By Kevin Parks ThisWeek Community News: Northwest News
As of last week, Michael Stinziano had been a member of Columbus City Council for exactly 62 days.
"It has been a wonderful whirlwind," the former state representative said last week during a guest appearance at the Northwest Civic Association Board of Trustees meeting.
With no zoning or graphics issues on the agenda and nothing especially pressing in the way of new or old business, the councilman was pretty much the star of the show for the monthly session.
NWCA Board President John Ehlers indicated he plans to invite other members of council to future meetings as a way to familiarize them with the issues and concerns of Northwest Side residents.
Stinziano, grew up in the University District and makes his home there now with his wife, Caroline McNamee Stinziano, a certified public accountant, and their two young children.
He told the trustees that when he was 18 he "wanted to move south and never come back."
He got as far as the University of Richmond in Virginia and later got his master's degree at George Washington University in the nation's capital.
He started law school there, but finished at Ohio State University.

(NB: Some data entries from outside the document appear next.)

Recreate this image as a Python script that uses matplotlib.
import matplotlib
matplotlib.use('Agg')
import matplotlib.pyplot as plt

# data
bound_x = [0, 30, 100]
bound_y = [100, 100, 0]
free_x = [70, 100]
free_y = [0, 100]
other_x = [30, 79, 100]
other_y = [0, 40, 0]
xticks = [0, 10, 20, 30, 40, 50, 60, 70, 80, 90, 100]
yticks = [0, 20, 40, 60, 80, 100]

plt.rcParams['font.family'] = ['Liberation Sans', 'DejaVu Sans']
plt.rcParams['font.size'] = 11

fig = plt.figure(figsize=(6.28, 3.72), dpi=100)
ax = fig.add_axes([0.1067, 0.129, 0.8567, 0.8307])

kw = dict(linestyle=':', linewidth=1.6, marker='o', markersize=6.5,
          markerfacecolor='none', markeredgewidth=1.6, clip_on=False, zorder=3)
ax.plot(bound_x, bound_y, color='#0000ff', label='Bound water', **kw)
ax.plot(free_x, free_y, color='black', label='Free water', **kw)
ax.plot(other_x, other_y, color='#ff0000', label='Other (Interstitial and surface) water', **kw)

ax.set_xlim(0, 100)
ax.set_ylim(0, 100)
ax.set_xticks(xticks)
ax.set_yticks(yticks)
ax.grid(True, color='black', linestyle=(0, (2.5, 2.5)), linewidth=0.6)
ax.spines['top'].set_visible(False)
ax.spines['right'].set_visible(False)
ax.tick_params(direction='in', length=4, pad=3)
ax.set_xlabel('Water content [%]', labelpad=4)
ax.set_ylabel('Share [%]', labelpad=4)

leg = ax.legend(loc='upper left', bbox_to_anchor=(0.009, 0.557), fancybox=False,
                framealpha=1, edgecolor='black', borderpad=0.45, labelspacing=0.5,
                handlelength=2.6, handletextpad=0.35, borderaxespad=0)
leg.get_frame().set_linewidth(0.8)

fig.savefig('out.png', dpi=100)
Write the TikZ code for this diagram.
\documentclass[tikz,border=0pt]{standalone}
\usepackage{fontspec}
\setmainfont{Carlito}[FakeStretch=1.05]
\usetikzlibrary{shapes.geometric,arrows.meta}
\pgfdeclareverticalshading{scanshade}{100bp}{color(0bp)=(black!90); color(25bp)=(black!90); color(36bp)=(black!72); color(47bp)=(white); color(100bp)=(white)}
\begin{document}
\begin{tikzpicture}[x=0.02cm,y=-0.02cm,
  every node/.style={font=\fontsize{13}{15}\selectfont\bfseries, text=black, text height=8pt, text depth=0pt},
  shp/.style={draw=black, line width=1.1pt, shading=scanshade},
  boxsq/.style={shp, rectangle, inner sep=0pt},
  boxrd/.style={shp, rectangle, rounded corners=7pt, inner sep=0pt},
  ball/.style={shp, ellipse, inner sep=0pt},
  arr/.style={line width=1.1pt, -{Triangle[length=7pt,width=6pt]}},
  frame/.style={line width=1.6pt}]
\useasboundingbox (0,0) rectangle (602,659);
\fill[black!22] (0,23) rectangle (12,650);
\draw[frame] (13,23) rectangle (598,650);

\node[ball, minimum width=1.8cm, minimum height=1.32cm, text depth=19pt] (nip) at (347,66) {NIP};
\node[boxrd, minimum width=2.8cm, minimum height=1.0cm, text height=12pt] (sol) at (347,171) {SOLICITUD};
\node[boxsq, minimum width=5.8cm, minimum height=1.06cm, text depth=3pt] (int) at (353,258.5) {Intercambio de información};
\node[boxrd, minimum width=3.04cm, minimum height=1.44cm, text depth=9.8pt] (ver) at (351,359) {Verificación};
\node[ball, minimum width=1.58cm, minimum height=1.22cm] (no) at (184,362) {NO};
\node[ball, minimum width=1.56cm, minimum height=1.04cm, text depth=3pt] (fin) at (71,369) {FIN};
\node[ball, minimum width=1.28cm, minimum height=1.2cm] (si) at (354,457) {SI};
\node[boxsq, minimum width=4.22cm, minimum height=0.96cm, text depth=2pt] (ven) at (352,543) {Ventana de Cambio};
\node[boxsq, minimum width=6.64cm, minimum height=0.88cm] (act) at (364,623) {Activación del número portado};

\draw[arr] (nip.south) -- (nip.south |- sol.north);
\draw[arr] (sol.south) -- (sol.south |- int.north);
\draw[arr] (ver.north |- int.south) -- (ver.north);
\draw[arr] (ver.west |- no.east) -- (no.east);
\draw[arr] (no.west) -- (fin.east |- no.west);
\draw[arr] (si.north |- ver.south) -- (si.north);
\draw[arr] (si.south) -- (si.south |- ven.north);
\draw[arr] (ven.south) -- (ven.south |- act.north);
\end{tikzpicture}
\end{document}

Stinziano succeeded Dan Stewart as the representative of the old 25th District in the Ohio House of Representatives in 2011.

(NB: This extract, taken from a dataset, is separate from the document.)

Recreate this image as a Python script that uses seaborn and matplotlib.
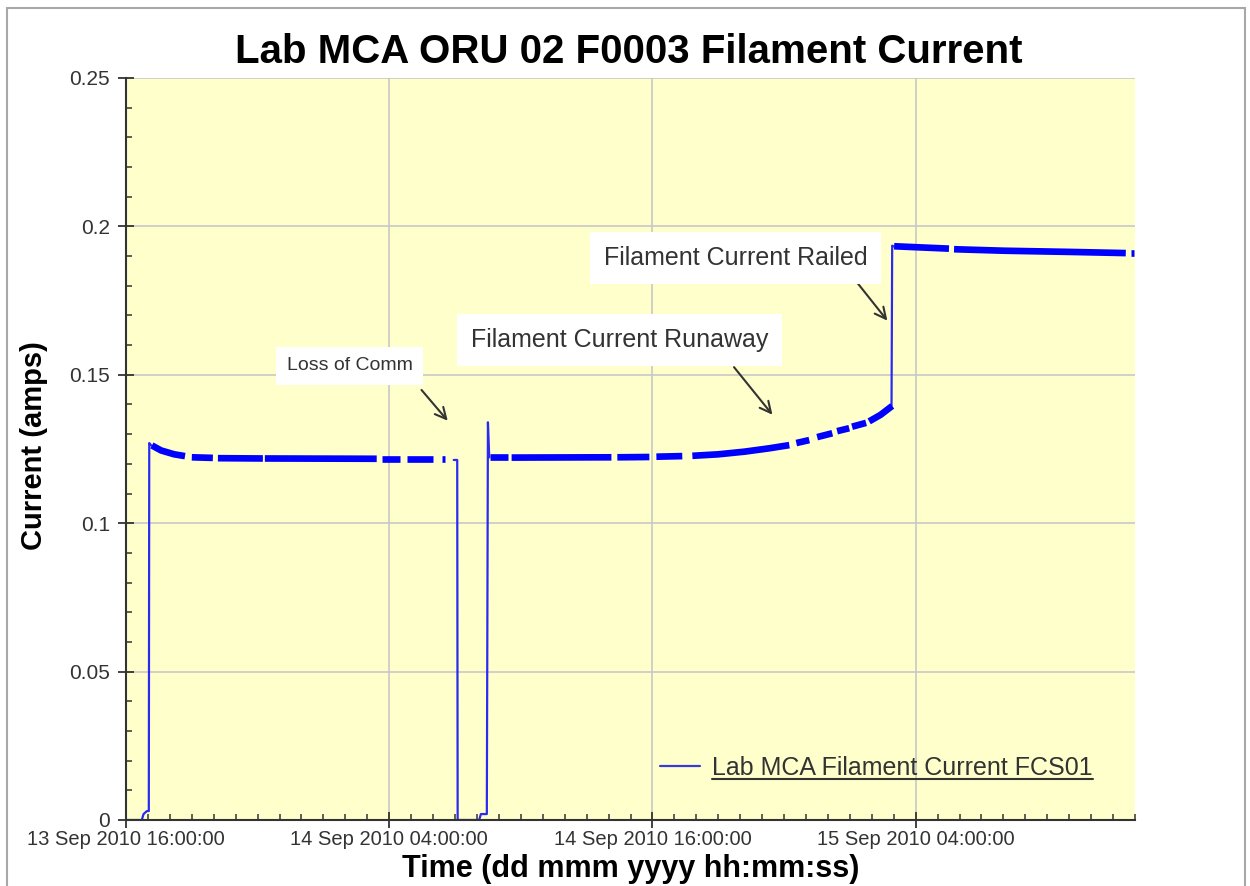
import numpy as np
import pandas as pd
import matplotlib
matplotlib.use("Agg")
from matplotlib import pyplot as plt
import matplotlib.dates as mdates
from matplotlib.lines import Line2D
from matplotlib.patches import Rectangle
from matplotlib.ticker import MultipleLocator, FuncFormatter
import seaborn as sns

# hours after 13 Sep 2010 16:00:00
start = pd.Timestamp("2010-09-13 16:00:00")

# thin trace: the jumps (power on, loss of comm, railed)
trace_hours = [0.0, 0.72, 0.80, 0.95, 1.04, 1.06, 1.15,
               14.94, 15.10, 15.12, 16.10, 16.18, 16.45, 16.50, 16.56,
               34.90, 34.93, 35.02]
trace_current = [0.0, 0.0, 0.002, 0.003, 0.003, 0.127, 0.1262,
                 0.1213, 0.1213, 0.0, 0.0, 0.002, 0.002, 0.134, 0.1222,
                 0.1395, 0.1935, 0.1932]
trace_seg = [0] * 7 + [1] * 8 + [2] * 3

# thick noisy band, broken where telemetry drops out
band_hours = [1.18, 1.6, 2.2, 2.69,
              3.0, 3.96,
              4.19, 6.24,
              6.33, 11.43,
              11.66, 12.48,
              12.8, 13.98,
              14.39, 14.53,
              16.58, 17.4,
              17.58, 22.13,
              22.4, 23.86,
              24.18, 25.36,
              25.82, 27.0, 28.2, 29.3, 30.24,
              30.56, 31.15,
              31.51, 32.2,
              32.42, 32.97,
              33.1, 33.74,
              33.88, 34.4, 34.93,
              35.02, 37.52,
              37.75, 40.0, 43.0, 45.58,
              45.8, 45.95]
band_current = [0.1262, 0.1245, 0.1232, 0.1226,
                0.1222, 0.1220,
                0.1219, 0.1218,
                0.1218, 0.1217,
                0.1216, 0.1216,
                0.1216, 0.1216,
                0.1216, 0.1216,
                0.1222, 0.1222,
                0.1221, 0.1222,
                0.1222, 0.1223,
                0.1224, 0.1226,
                0.1227, 0.1232, 0.1241, 0.1252, 0.1263,
                0.1270, 0.1280,
                0.1290, 0.1303,
                0.1310, 0.1320,
                0.1325, 0.1338,
                0.1343, 0.1365, 0.1395,
                0.1933, 0.1925,
                0.1923, 0.1918, 0.1914, 0.1910,
                0.1909, 0.1909]
band_seg = [0] * 4 + [1] * 2 + [2] * 2 + [3] * 2 + [4] * 2 + [5] * 2 + [6] * 2 + \
           [7] * 2 + [8] * 2 + [9] * 2 + [10] * 2 + [11] * 5 + [12] * 2 + [13] * 2 + \
           [14] * 2 + [15] * 2 + [16] * 3 + [17] * 2 + [18] * 4 + [19] * 2

y_ticks = [0, 0.05, 0.1, 0.15, 0.2, 0.25]

sns.set_style("white")
plt.rcParams["font.family"] = ["Liberation Sans", "DejaVu Sans"]

trace = pd.DataFrame({"time": start + pd.to_timedelta(trace_hours, unit="h"),
                      "current": trace_current, "seg": trace_seg})
band = pd.DataFrame({"time": start + pd.to_timedelta(band_hours, unit="h"),
                     "current": band_current, "seg": band_seg})

fig = plt.figure(figsize=(12.5, 8.86), dpi=100)
ax = fig.add_axes([0.1008, 0.0745, 0.8072, 0.8375])
ax.set_facecolor("#FFFFCC")

sns.lineplot(data=trace, x="time", y="current", units="seg", estimator=None,
             sort=False, color="#2B2BF0", lw=1.6, legend=False, ax=ax)
sns.lineplot(data=band, x="time", y="current", units="seg", estimator=None,
             sort=False, color="#0000FF", lw=4.8, legend=False, ax=ax,
             solid_capstyle="butt")


def t(h):
    return mdates.date2num(start + pd.Timedelta(hours=h))


ax.set_xlim(t(0), t(46))
ax.set_ylim(0, 0.25)
ax.set_yticks(y_ticks)
ax.yaxis.set_minor_locator(MultipleLocator(0.01))
ax.yaxis.set_major_formatter(FuncFormatter(lambda v, p: "%g" % round(v, 3)))
ax.xaxis.set_major_locator(mdates.HourLocator(byhour=[4, 16]))
ax.xaxis.set_minor_locator(mdates.HourLocator())
ax.xaxis.set_major_formatter(mdates.DateFormatter("%d %b %Y %H:%M:%S"))

ax.grid(True, which="major", color="#C8C8C8", lw=1.2)
ax.set_axisbelow(True)
for s in ["top", "right"]:
    ax.spines[s].set_visible(False)
for s in ["left", "bottom"]:
    ax.spines[s].set_color("#333333")
    ax.spines[s].set_linewidth(1.5)
ax.tick_params(which="major", direction="inout", length=11, width=1.3,
               color="#333333", labelcolor="#333333")
ax.tick_params(axis="x", which="major", labelsize=14.5, pad=2)
ax.tick_params(axis="y", which="major", labelsize=15, pad=6)
ax.tick_params(which="minor", direction="in", length=4, width=1.1, color="#333333")
ax.tick_params(axis="x", which="both", bottom=True)
ax.tick_params(axis="y", which="both", left=True)

ax.set_xlabel("Time (dd mmm yyyy hh:mm:ss)", fontsize=22, fontweight="bold", color="black")
ax.set_ylabel("Current (amps)", fontsize=21, fontweight="bold", color="black")
ax.xaxis.set_label_coords(0.5, -0.046)
ax.yaxis.set_label_coords(-0.077, 0.505)

fig.text(0.503, 0.941, "Lab MCA ORU 02 F0003 Filament Current", fontsize=29,
         fontweight="bold", ha="center", va="center", color="black")

box = dict(boxstyle="square,pad=0.55", fc="white", ec="none")
arrow = dict(arrowstyle="->,head_length=0.8,head_width=0.4", color="#333333", lw=1.5)

ax.text(t(10.2), 0.153, "Loss of Comm", fontsize=14, color="#333333",
        ha="center", va="center", bbox=box, zorder=5)
ax.annotate("", xy=(t(14.75), 0.1338), xytext=(t(13.39), 0.1456), arrowprops=arrow)

ax.text(t(22.5), 0.1617, "Filament Current Runaway", fontsize=18, color="#333333",
        ha="center", va="center", bbox=box, zorder=5)
ax.annotate("", xy=(t(29.55), 0.1358), xytext=(t(27.64), 0.1533), arrowprops=arrow)

ax.text(t(27.8), 0.1894, "Filament Current Railed", fontsize=18, color="#333333",
        ha="center", va="center", bbox=box, zorder=5)
ax.annotate("", xy=(t(34.79), 0.1675), xytext=(t(33.06), 0.1836), arrowprops=arrow)

handle = Line2D([], [], color="#3A3ADB", lw=1.6)
leg = ax.legend([handle], ["Lab MCA Filament Current FCS01"], loc="center left",
                bbox_to_anchor=(0.529, 0.07), frameon=False, fontsize=18,
                handlelength=1.6, handletextpad=0.5, borderpad=0, borderaxespad=0)
for txt in leg.get_texts():
    txt.set_color("#333333")

# figure border
fig.add_artist(Rectangle((0.0056, -0.05), 0.9904, 0.991 + 0.05, transform=fig.transFigure,
                         fill=False, ec="#A8A8A8", lw=1.5))

# underline legend text
fig.canvas.draw()
bb = leg.get_texts()[0].get_window_extent(fig.canvas.get_renderer())
inv = fig.transFigure.inverted()
(x0, y0), (x1, _) = inv.transform([(bb.x0, bb.y0 + 1), (bb.x1, bb.y0 + 1)])
fig.add_artist(Line2D([x0, x1], [y0, y0], transform=fig.transFigure,
                      color="#333333", lw=1.5))

fig.savefig("out.png", dpi=100)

When Columbus Mayor Michael B. Coleman announced he would not be seeking another term, meaning that most likely Council President Andrew J. Ginther would seek to succeed him, Stinziano said he jumped at the chance to move from the Statehouse to Columbus City Hall.
In the former post, Stinziano said he represented about 116,000 people.

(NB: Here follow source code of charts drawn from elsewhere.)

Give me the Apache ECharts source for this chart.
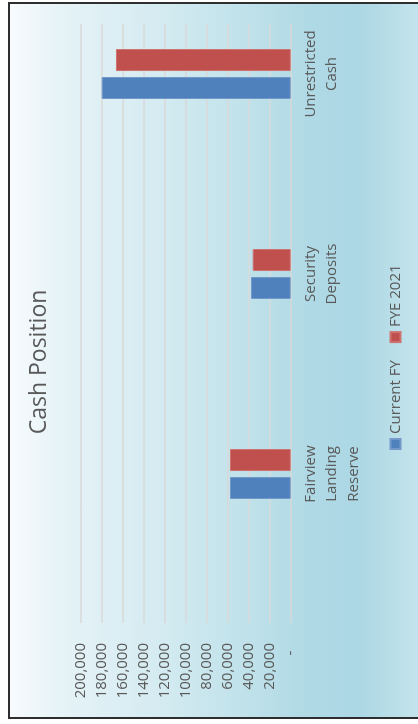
<!DOCTYPE html>
<html><head><meta charset="utf-8">
<script src="https://cdn.jsdelivr.net/npm/echarts@6/dist/echarts.min.js"></script>
<style>
html,body{margin:0;padding:0;background:#fff;width:418px;height:724px;overflow:hidden}
#rot{position:absolute;left:0;top:0;width:724px;height:418px;transform-origin:0 0;transform:translate(0,724px) rotate(-90deg);overflow:hidden;background:#fff}
#frame{position:absolute;left:5px;top:8px;width:717px;height:440px;box-sizing:border-box;border:2px solid #2e2e2e;
background:linear-gradient(to bottom,#f7fbfd 0px,#e6f3f7 50px,#d4ebf1 150px,#bfe1ea 240px,#afd9e5 300px,#acd7e4 350px,#c4e4ec 410px)}
#chart{position:absolute;left:0;top:0;width:724px;height:418px}
</style></head>
<body>
<div id="rot"><div id="frame"></div><div id="chart"></div></div>
<script>
const categories = ['Fairview\nLanding\nReserve', 'Security\nDeposits', 'Unrestricted\nCash'];
const seriesNames = ['Current FY', 'FYE 2021'];
const currentFY = [57800, 37800, 180000];
const fye2021 = [57800, 36200, 166400];
const axisMin = 0, axisMax = 200000, axisStep = 20000;
const zeroLabel = '-  ';

const chart = echarts.init(document.getElementById('chart'), null, {renderer: 'canvas'});
const gridTop = 80.7, gridBottom = 127.3;
chart.setOption({
  animation: false,
  backgroundColor: 'transparent',
  textStyle: {fontFamily: 'Open Sans'},
  title: {text: 'Cash Position', left: 'center', top: 23,
    textStyle: {fontSize: 23, fontWeight: 'normal', color: '#595959', fontFamily: 'Open Sans'}},
  legend: {data: seriesNames, left: 269, top: 383, itemWidth: 10, itemHeight: 10, itemGap: 17, icon: 'rect',
    textStyle: {fontSize: 15, color: '#595959', fontFamily: 'Open Sans'}},
  grid: [
    {left: 101, right: 24, top: gridTop, bottom: gridBottom, outerBoundsMode: 'none', containLabel: false},
    {left: 150, width: 600, top: gridTop, bottom: gridBottom, outerBoundsMode: 'none', containLabel: false}
  ],
  xAxis: [
    {gridIndex: 0, type: 'category', data: categories, show: false},
    {gridIndex: 1, type: 'category', data: categories, axisLine: {show: false}, axisTick: {show: false},
      axisLabel: {fontSize: 15, color: '#595959', lineHeight: 21.5, margin: 9, interval: 0, fontFamily: 'Open Sans'}}
  ],
  yAxis: [
    {gridIndex: 0, type: 'value', min: axisMin, max: axisMax, interval: axisStep,
      axisLine: {show: false}, axisTick: {show: false},
      splitLine: {lineStyle: {color: '#d9d9d9', width: 1.5}},
      axisLabel: {fontSize: 15, color: '#595959', margin: 20, fontFamily: 'Open Sans',
        formatter: v => v === 0 ? zeroLabel : v.toLocaleString('en-US')}},
    {gridIndex: 1, type: 'value', min: axisMin, max: axisMax, interval: axisStep, show: false}
  ],
  series: [
    {type: 'bar', name: seriesNames[0], xAxisIndex: 1, yAxisIndex: 1, data: currentFY, barWidth: 22, barGap: '27%',
      itemStyle: {color: '#4f81bd', borderColor: '#7299c9', borderWidth: 1}},
    {type: 'bar', name: seriesNames[1], xAxisIndex: 1, yAxisIndex: 1, data: fye2021, barWidth: 22, barGap: '27%',
      itemStyle: {color: '#c0504d', borderColor: '#cd7370', borderWidth: 1}}
  ]
});
</script>
</body></html>
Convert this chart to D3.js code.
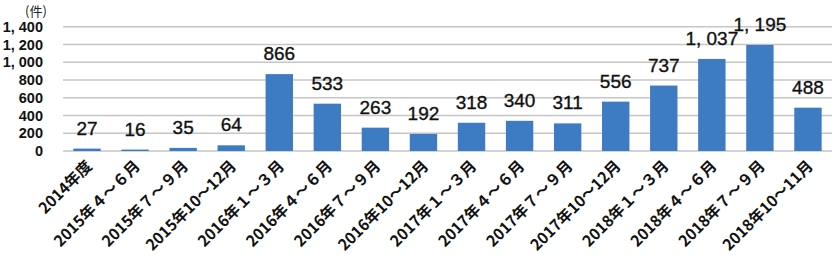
<!DOCTYPE html>
<html><head><meta charset="utf-8">
<script src="https://cdn.jsdelivr.net/npm/d3@7"></script>
<style>body{margin:0;background:#fff}svg{display:block}</style>
</head><body>
<script>
const categories = ["2014年度","2015年４～６月","2015年７～９月","2015年10～12月","2016年１～３月","2016年４～６月","2016年７～９月","2016年10～12月","2017年１～３月","2017年４～６月","2017年７～９月","2017年10～12月","2018年１～３月","2018年４～６月","2018年７～９月","2018年10～11月"];
const values = [27,16,35,64,866,533,263,192,318,340,311,556,737,1037,1195,488];
const yTicks = [0,200,400,600,800,1000,1200,1400];
const yUnit = "(件)";

const W = 838, H = 255;
const svg = d3.select("body").append("svg").attr("width", W).attr("height", H);
const x = d3.scaleBand().domain(categories).range([63, 832]).paddingInner(0.43).paddingOuter(0.215);
const y = d3.scaleLinear().domain([0, 1400]).range([151, 26.7]);
const fmt = v => v >= 1000 ? d3.format(",")(v).replace(",", ", ") : String(v);

// gridlines
svg.append("g").selectAll("line").data(yTicks).join("line")
  .attr("x1", 63).attr("x2", 832)
  .attr("y1", d => y(d)).attr("y2", d => y(d))
  .attr("stroke", "#c6c6c6").attr("stroke-width", 1.5);

// y axis labels
const yAxis = d3.axisLeft(y).tickValues(yTicks).tickSize(0).tickPadding(0).tickFormat(fmt);
const gy = svg.append("g").attr("transform", "translate(43,0)").call(yAxis);
gy.select(".domain").remove();
gy.selectAll("text").attr("font-family", "Liberation Sans, Arial, sans-serif")
  .attr("font-size", 14.5).attr("font-weight", "bold").attr("fill", "#111");

svg.append("text").attr("x", 36).attr("y", 16).attr("text-anchor", "middle")
  .attr("font-family", "Noto Sans CJK JP").attr("font-size", 13).attr("fill", "#222").text(yUnit);

// bars
svg.append("g").selectAll("rect").data(values).join("rect")
  .attr("x", (d, i) => x(categories[i])).attr("width", x.bandwidth())
  .attr("y", d => y(d)).attr("height", d => y(0) - y(d))
  .attr("fill", "#3d7cc3");

// value labels
svg.append("g").selectAll("text").data(values).join("text")
  .attr("x", (d, i) => x(categories[i]) + x.bandwidth() / 2)
  .attr("y", d => y(d) - 14)
  .attr("text-anchor", "middle")
  .attr("font-family", "Liberation Sans, Arial, sans-serif")
  .attr("font-size", 19).attr("fill", "#111")
  .attr("stroke", "#111").attr("stroke-width", 0.35)
  .text(fmt);

// x axis labels
const xAxis = d3.axisBottom(x).tickSize(0).tickPadding(0);
const gx = svg.append("g").attr("transform", "translate(0,151)").call(xAxis);
gx.select(".domain").remove();
gx.selectAll("text")
  .attr("font-family", "Noto Sans CJK JP").attr("font-size", 15.5).attr("font-weight", "bold")
  .attr("fill", "#111").attr("text-anchor", "end")
  .attr("dy", 0).attr("y", 0)
  .attr("transform", "translate(6,16) rotate(-45)");
</script>
</body></html>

As a councilman, he represents more than 800,000.
And, Stinziano admitted, he's been doing some on-the-job learning in his first two months.
"I definitely have stubbed my toe a couple of times, but really have enjoyed becoming engaged," he said.
When he opened it up to questions from trustees and members of the audience, Stinziano was asked by both Ehlers and Trustee Julie Schlosser why other neighborhoods in the city got welcome signs as part of the bicentennial observances, but the Northwest Side did not.
He vowed to look into it.
"It took me a while to get business cards," Stinziano said.
As chairman of council's public utilities committee, Stinziano was asked about water quality issues.
He said he expects this area to improve locally, but overall issues of problems with the water supply will have to be addressed at the Statehouse level, and they haven't been.
"We aren't getting the traction we need," he said.
Finally, Ehlers told Stinziano of issues the trustees have had with the City Graphics Commission.
Unlike the Development Commission, Ehlers said the graphics panel's rulings are not subject to any review at the council level, something he said should be changed.
"I love new ideas," Stinziano replied.